You must prepare and submit to USCIS (by mail) an I-485 Application for Adjustment of Status, along with supporting documents. Although you will send it to a central USCIS office, it will be passed along to your local USCIS Field Office. To find out processing times for Form I-485 at the field office, check the “USCIS Processing Time Information” section of its website, and choose the name of the city Field Office that will be handling your application from the drop-down menu.
Once you have successfully submitted your I-485 Application for Adjustment of Status, you are considered to be in a period of authorized stay. Assuming you included Form I-765 in your adjustment packet, requesting work authorization, you will receive a work permit to last you until you get your green card. (If you didn’t include it, you can still submit Form I-765, along with your USCIS receipt notice for Form I-485.)

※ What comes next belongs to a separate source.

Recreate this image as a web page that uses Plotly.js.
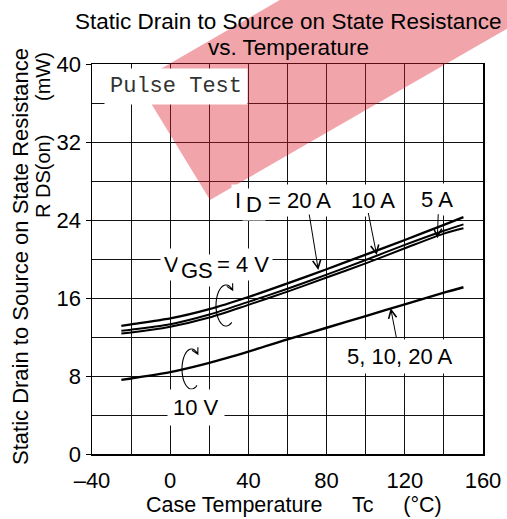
<!DOCTYPE html>
<html>
<head>
<meta charset="utf-8">
<script src="https://cdn.plot.ly/plotly-3.0.1.min.js"></script>
<style>html,body{margin:0;padding:0;background:#fff;}#chart{width:507px;height:519px;}</style>
</head>
<body>
<div id="chart"></div>
<script>
// ---- data ----
const caseTemp = [-25, -20, 0, 20, 40, 60, 80, 100, 120, 140, 150];
const rds4V_20A = [13.15, 13.3, 13.9, 14.85, 16.1, 17.5, 18.95, 20.45, 21.95, 23.5, 24.3];
const rds4V_10A = [12.65, 12.75, 13.3, 14.3, 15.6, 16.95, 18.4, 19.9, 21.45, 22.9, 23.55];
const rds4V_5A  = [12.35, 12.45, 13.05, 14.0, 15.3, 16.65, 18.1, 19.55, 21.1, 22.6, 23.15];
const rds10V    = [7.6, 7.75, 8.4, 9.35, 10.5, 11.75, 12.95, 14.15, 15.35, 16.55, 17.1];
const xTickVals = [-40, 0, 40, 80, 120, 160];
const xTickText = ['\u201340', '0', '40', '80', '120', '160'];

// ---- layout helpers (pixel -> paper / data) ----
const L = 92, R = 483, T = 64, B = 454, W = 507, H = 519;
const PX = p => (p - L) / (R - L);
const PY = p => (B - p) / (B - T);
const DX = p => -40 + (p - L) * 200 / (R - L);
const DY = p => (B - p) * 40 / (B - T);

const FONT = 'Liberation Sans, Arial, sans-serif';
const fs = 22;

function line(y, w) {
  return {x: caseTemp, y: y, type: 'scatter', mode: 'lines', hoverinfo: 'skip',
          line: {color: '#000', width: w, shape: 'spline', smoothing: 0.8}, showlegend: false};
}
const data = [line(rds4V_20A, 2.3), line(rds4V_10A, 2), line(rds4V_5A, 2), line(rds10V, 2.4)];

function lab(text, cx, cy, opts) {
  return Object.assign({x: DX(cx), y: DY(cy), xref: 'x', yref: 'y', text: text, showarrow: false,
    xanchor: 'center', yanchor: 'middle', bgcolor: '#fff', borderpad: 3,
    font: {family: FONT, size: fs, color: '#000'}}, opts || {});
}
function arrow(tx, ty, sx, sy) {
  return {x: DX(tx), y: DY(ty), xref: 'x', yref: 'y', text: '', showarrow: true,
    ax: sx - tx, ay: sy - ty, arrowhead: 5, arrowsize: 1.6, arrowwidth: 1, arrowcolor: '#000', standoff: 0};
}
function ptext(text, cx, cy, size, angle) {
  return {x: PX(cx), y: PY(cy), xref: 'paper', yref: 'paper', text: text, textangle: angle || 0,
    showarrow: false, xanchor: 'center', yanchor: 'middle', font: {family: FONT, size: size, color: '#000'}};
}

const annotations = [
  lab('Pulse Test', 175.5, 86, {font: {family: 'Liberation Mono, Courier New, monospace', size: 22, color: '#333'}, borderpad: 5}),
  lab('I', 237.5, 200),
  lab('D', 253.5, 204.5),
  lab('= 20 A', 299, 200),
  lab('10 A', 372.5, 200),
  lab('5 A', 437, 199),
  lab('V', 171.7, 264),
  lab('GS', 196.7, 270),
  lab('= 4 V', 243.3, 264.5),
  lab('10 V', 195.8, 407.5, {borderpad: 5}),
  lab('5, 10, 20 A', 400, 356, {borderpad: 4}),
  arrow(318.3, 270, 309, 213),
  arrow(376.7, 255, 368, 211.5),
  arrow(437.3, 238.3, 438.3, 212.7),
  arrow(390.7, 308.3, 396.7, 339.3),
  // chart title (two lines)
  ptext('Static Drain to Source on State Resistance', 287.5, 22, 22.5),
  ptext('vs. Temperature', 288.5, 48, 22.5),
  // axis titles
  ptext('Case Temperature\u00a0\u00a0\u00a0\u00a0 Tc\u00a0\u00a0\u00a0\u00a0 (\u00b0C)', 294, 505, 21.5),
  ptext('Static Drain to Source on State Resistance', 20, 257, fs, -90),
  ptext('R DS(on)', 43, 177, 20, -90),
  ptext('(mW)', 43, 77, 20, -90)
];

// rotation-mark arcs (decorations)
function arcPath(cx, cy, rx, ry, t0, t1) {
  let d = '';
  const n = 40;
  for (let i = 0; i <= n; i++) {
    const t = (t0 + (t1 - t0) * i / n) * Math.PI / 180;
    const px = cx + rx * Math.cos(t), py = cy + ry * Math.sin(t);
    d += (i === 0 ? 'M' : 'L') + DX(px).toFixed(3) + ',' + DY(py).toFixed(3);
  }
  const te = t1 * Math.PI / 180;
  const ex = cx + rx * Math.cos(te), ey = cy + ry * Math.sin(te);
  let vx = -rx * Math.sin(te), vy = ry * Math.cos(te);
  const m = Math.hypot(vx, vy); vx /= m; vy /= m;
  const hl = 7, a = 28 * Math.PI / 180;
  const h1x = ex - hl * (vx * Math.cos(a) - vy * Math.sin(a)), h1y = ey - hl * (vx * Math.sin(a) + vy * Math.cos(a));
  const h2x = ex - hl * (vx * Math.cos(-a) - vy * Math.sin(-a)), h2y = ey - hl * (vx * Math.sin(-a) + vy * Math.cos(-a));
  d += 'M' + DX(h1x).toFixed(3) + ',' + DY(h1y).toFixed(3) + 'L' + DX(ex).toFixed(3) + ',' + DY(ey).toFixed(3) +
       'L' + DX(h2x).toFixed(3) + ',' + DY(h2y).toFixed(3);
  return d;
}

const shapes = [
  {type: 'path', xref: 'x', yref: 'y', path: arcPath(226, 305.5, 10, 20.5, 55, 312), line: {color: '#000', width: 1.1}},
  {type: 'path', xref: 'x', yref: 'y', path: arcPath(191.5, 369, 9.5, 20, 55, 312), line: {color: '#000', width: 1.1}},
  // watermark band
  {type: 'path', xref: 'paper', yref: 'paper', layer: 'above',
   path: 'M' + PX(138) + ',' + PY(82) + 'L' + PX(210) + ',' + PY(200) + 'L' + PX(730) + ',' + PY(-100) + 'L' + PX(660) + ',' + PY(-220) + 'Z',
   fillcolor: 'rgba(220,30,45,0.40)', line: {width: 0}}
];

const axisCommon = {showline: true, mirror: true, linecolor: '#000', linewidth: 1.5, zeroline: false,
  showgrid: true, gridcolor: '#111', gridwidth: 1, fixedrange: true,
  tickfont: {family: FONT, size: fs, color: '#000'}};

const layout = {
  width: W, height: H,
  margin: {l: L, r: W - R, t: T, b: H - B, pad: 0},
  paper_bgcolor: '#fff', plot_bgcolor: '#fff',
  xaxis: Object.assign({}, axisCommon, {range: [-40, 160], tickvals: xTickVals, ticktext: xTickText,
          ticks: '', ticklabelstandoff: 6, minor: {dtick: 20, tick0: -40, showgrid: true, gridcolor: '#111', gridwidth: 1}}),
  yaxis: Object.assign({}, axisCommon, {range: [0, 40], dtick: 8, tick0: 0, ticks: 'outside', ticklen: 5,
          tickcolor: '#000', tickwidth: 1, minor: {dtick: 4, showgrid: true, gridcolor: '#111', gridwidth: 1}}),
  annotations: annotations,
  shapes: shapes,
  showlegend: false
};

Plotly.newPlot('chart', data, layout, {displayModeBar: false, staticPlot: true});
</script>
</body>
</html>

Within a period of months, you will be called into a USCIS office for an interview, at which time you will hopefully be approved for LPR status. Unlike regular family cases, your abusive spouse or parent will not be required to accompany you to that interview.
Is There a Limit on How Long the Entire Process Can Take?
Unfortunately, the U.S. immigration laws and regulations set no limits on how much time USCIS can take in deciding on your application.
In the best case scenario, where the petitioner is a U.S. citizen and there are no delays based on lack of evidence (in which case USCIS would ask you to send more documents) or other issues of eligibility, the entire process can be completed in less than a year’s time. However, some applicants may wait several years.
To maximize the chances that everything goes smoothly and that your green card application will ultimately be approved, consult an immigration attorney with experience in this area.